Listed entries:

>> Begin

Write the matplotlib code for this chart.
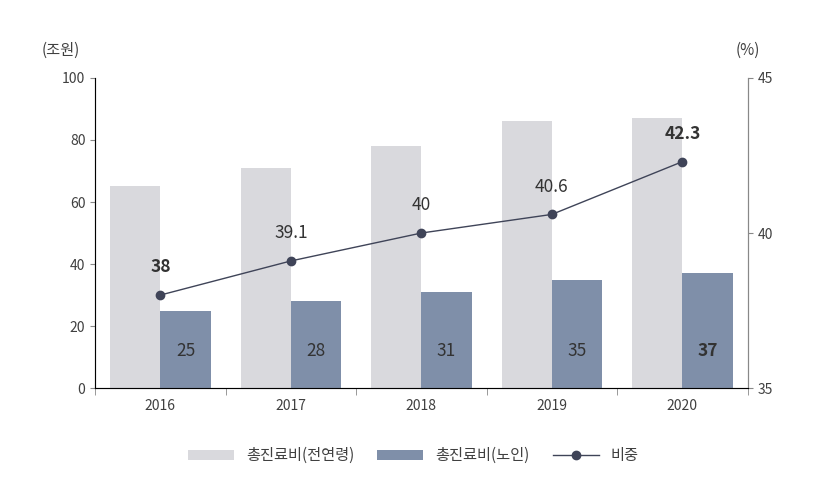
import matplotlib
matplotlib.use("Agg")
import matplotlib.pyplot as plt
import numpy as np

plt.rcParams["font.family"] = ["Noto Sans CJK KR", "DejaVu Sans"]

years = ["2016", "2017", "2018", "2019", "2020"]
total_all = [65, 71, 78, 86, 87]
total_elder = [25, 28, 31, 35, 37]
share = [38, 39.1, 40, 40.6, 42.3]
share_labels = ["38", "39.1", "40", "40.6", "42.3"]
bold_share = [True, False, False, False, True]
bold_elder = [False, False, False, False, True]

fig = plt.figure(figsize=(8.27, 4.78), dpi=100)
ax = fig.add_axes([0.115, 0.188, 0.789, 0.649])
x = np.arange(len(years))
w = 0.385
tc = "#404040"
b1 = ax.bar(x - w/2, total_all, w, color="#D9D9DD", label="총진료비(전연령)")
b2 = ax.bar(x + w/2, total_elder, w, color="#7F8FA9", label="총진료비(노인)")
for xi, v, b in zip(x, total_elder, bold_elder):
    ax.text(xi + w/2, 12, str(v), ha="center", va="center", fontsize=12.5,
            color="#333333", fontweight="bold" if b else "normal")
ax.set_xlim(-0.5, 4.5)
ax.set_ylim(0, 100)
ax.set_yticks(range(0, 101, 20))
ax.set_xticks(x)
ax.set_xticklabels(years)
ax.set_xticks(np.arange(-0.5, 5, 1), minor=True)
ax.tick_params(axis="x", which="major", length=0, labelsize=10, colors=tc, pad=8)
ax.tick_params(axis="x", which="minor", length=5, color="#888888")
ax.tick_params(axis="y", labelsize=10, colors=tc, color="#888888")
for s in ["top"]:
    ax.spines[s].set_visible(False)
for s in ["left", "right", "bottom"]:
    ax.spines[s].set_color("#888888")

ax2 = ax.twinx()
ax2.set_ylim(35, 45)
ax2.set_yticks([35, 40, 45])
ax2.tick_params(axis="y", labelsize=10, colors=tc, color="#888888")
ax2.spines["top"].set_visible(False)
ax2.spines["right"].set_color("#888888")
l, = ax2.plot(x, share, color="#3F4458", marker="o", markersize=6, linewidth=1, label="비중")
for xi, v, lab, b in zip(x, share, share_labels, bold_share):
    ax2.text(xi, v + 0.6, lab, ha="center", va="bottom", fontsize=12.5,
             color="#333333", fontweight="bold" if b else "normal")

fig.text(0.05, 0.885, "(조원)", fontsize=11, color=tc)
fig.text(0.89, 0.885, "(%)", fontsize=11, color=tc)
fig.legend([b1, b2, l], ["총진료비(전연령)", "총진료비(노인)", "비중"], loc="lower center",
           ncol=3, frameon=False, fontsize=11, bbox_to_anchor=(0.5, 0.0),
           handlelength=3, columnspacing=1.5, labelcolor=tc)
fig.savefig("out.png", dpi=100)
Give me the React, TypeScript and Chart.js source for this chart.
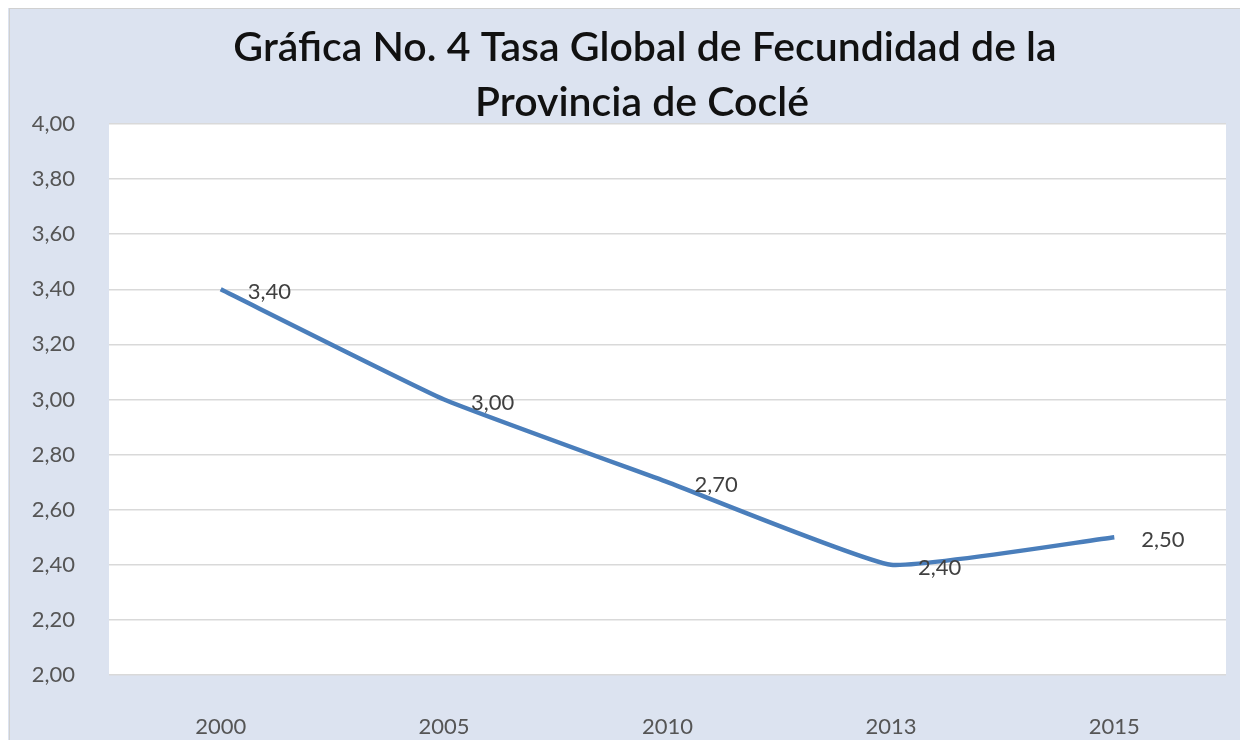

>> End

Directive: The records above need to be given again exactly. Omit the pictures.

Complete output:
Write the matplotlib code for this chart.
import matplotlib
matplotlib.use("Agg")
import matplotlib.pyplot as plt
import numpy as np

plt.rcParams["font.family"] = ["Noto Sans CJK KR", "DejaVu Sans"]

years = ["2016", "2017", "2018", "2019", "2020"]
total_all = [65, 71, 78, 86, 87]
total_elder = [25, 28, 31, 35, 37]
share = [38, 39.1, 40, 40.6, 42.3]
share_labels = ["38", "39.1", "40", "40.6", "42.3"]
bold_share = [True, False, False, False, True]
bold_elder = [False, False, False, False, True]

fig = plt.figure(figsize=(8.27, 4.78), dpi=100)
ax = fig.add_axes([0.115, 0.188, 0.789, 0.649])
x = np.arange(len(years))
w = 0.385
tc = "#404040"
b1 = ax.bar(x - w/2, total_all, w, color="#D9D9DD", label="총진료비(전연령)")
b2 = ax.bar(x + w/2, total_elder, w, color="#7F8FA9", label="총진료비(노인)")
for xi, v, b in zip(x, total_elder, bold_elder):
    ax.text(xi + w/2, 12, str(v), ha="center", va="center", fontsize=12.5,
            color="#333333", fontweight="bold" if b else "normal")
ax.set_xlim(-0.5, 4.5)
ax.set_ylim(0, 100)
ax.set_yticks(range(0, 101, 20))
ax.set_xticks(x)
ax.set_xticklabels(years)
ax.set_xticks(np.arange(-0.5, 5, 1), minor=True)
ax.tick_params(axis="x", which="major", length=0, labelsize=10, colors=tc, pad=8)
ax.tick_params(axis="x", which="minor", length=5, color="#888888")
ax.tick_params(axis="y", labelsize=10, colors=tc, color="#888888")
for s in ["top"]:
    ax.spines[s].set_visible(False)
for s in ["left", "right", "bottom"]:
    ax.spines[s].set_color("#888888")

ax2 = ax.twinx()
ax2.set_ylim(35, 45)
ax2.set_yticks([35, 40, 45])
ax2.tick_params(axis="y", labelsize=10, colors=tc, color="#888888")
ax2.spines["top"].set_visible(False)
ax2.spines["right"].set_color("#888888")
l, = ax2.plot(x, share, color="#3F4458", marker="o", markersize=6, linewidth=1, label="비중")
for xi, v, lab, b in zip(x, share, share_labels, bold_share):
    ax2.text(xi, v + 0.6, lab, ha="center", va="bottom", fontsize=12.5,
             color="#333333", fontweight="bold" if b else "normal")

fig.text(0.05, 0.885, "(조원)", fontsize=11, color=tc)
fig.text(0.89, 0.885, "(%)", fontsize=11, color=tc)
fig.legend([b1, b2, l], ["총진료비(전연령)", "총진료비(노인)", "비중"], loc="lower center",
           ncol=3, frameon=False, fontsize=11, bbox_to_anchor=(0.5, 0.0),
           handlelength=3, columnspacing=1.5, labelcolor=tc)
fig.savefig("out.png", dpi=100)
Give me the React, TypeScript and Chart.js source for this chart.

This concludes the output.